Two other female bouts are also planned, including light flyweight banger L.A.’s Gloria Munguilla (6-1) against Coachella’s Brook Sibrian (5-1) in a match set for six rounds. Both are talented fighters. Another female fight includes super featherweights Iyana “Right Hook Roxy” Verduzco (2-0) versus Lindsey Ellis (2-1) in another six-rounder. Ellis can crack with all her wins coming via knockout. Verduzco is a multi-national titlist as an amateur.
Others scheduled to perform are Ali Akhmedov, Joshua Anton, Adan Palma and more.
Doors open at 4:30 p.m.
Boxing and the Media
The sport of professional boxing is currently in flux. It’s always in flux but no matter what people may say or write, boxing will survive.

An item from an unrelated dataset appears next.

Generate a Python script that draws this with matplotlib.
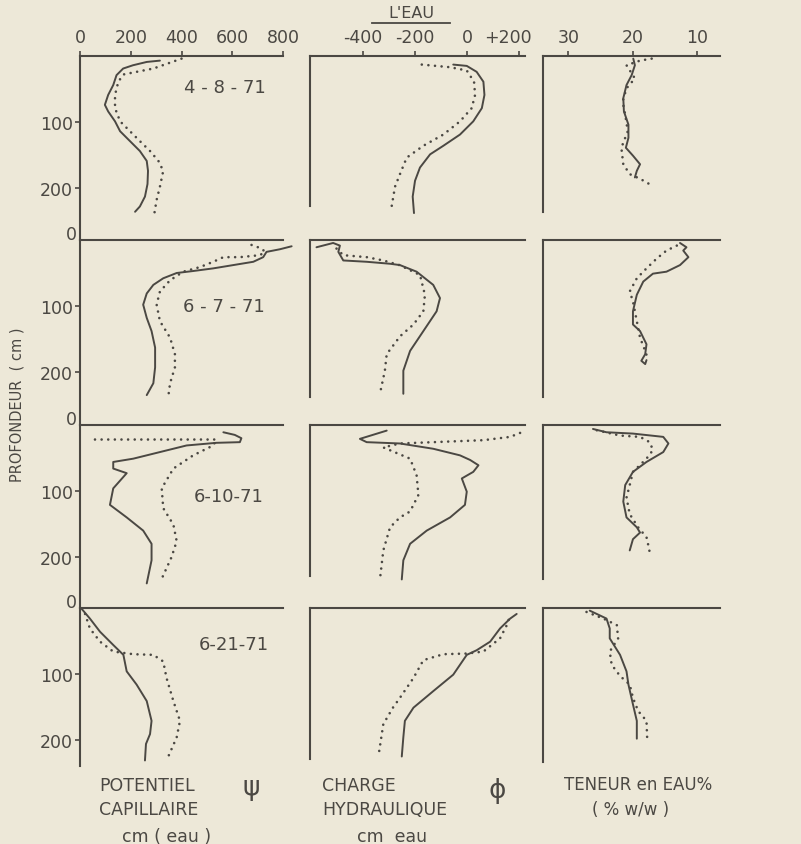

Whether you like Jake Paul or not, he proved boxing has worldwide appeal with monstrous success in his last show. He has media companies looking at the numbers and imagining what they can do with the sport.
Sure, UFC is negotiating a massive billion dollar deal with media companies, as is WWE, both are very similar in that they provide combat entertainment. You don’t need to know the champions because they really don’t matter. Its about the attractions.
Boxing is different. The good champions last and build a following that endures even beyond their careers a la Mike Tyson.
MMA can’t provide that longevity, but it does provide entertainment.
Currently, there is talk of establishing a boxing league again. It’s been done over and over but we shall see if it sticks this time.
Pro boxing is the true warrior’s path and that means a solo adventure. It’s a one-on-one sport and that appeals to people everywhere. It’s the oldest sport that can be traced to prehistoric times. You don’t need classes in Brazilian Jiujitsu, judo, kick boxing or wrestling. Just show up in a boxing gym and they can put you to work.
It’s a poor person’s path that can lead to better things and most importantly discipline.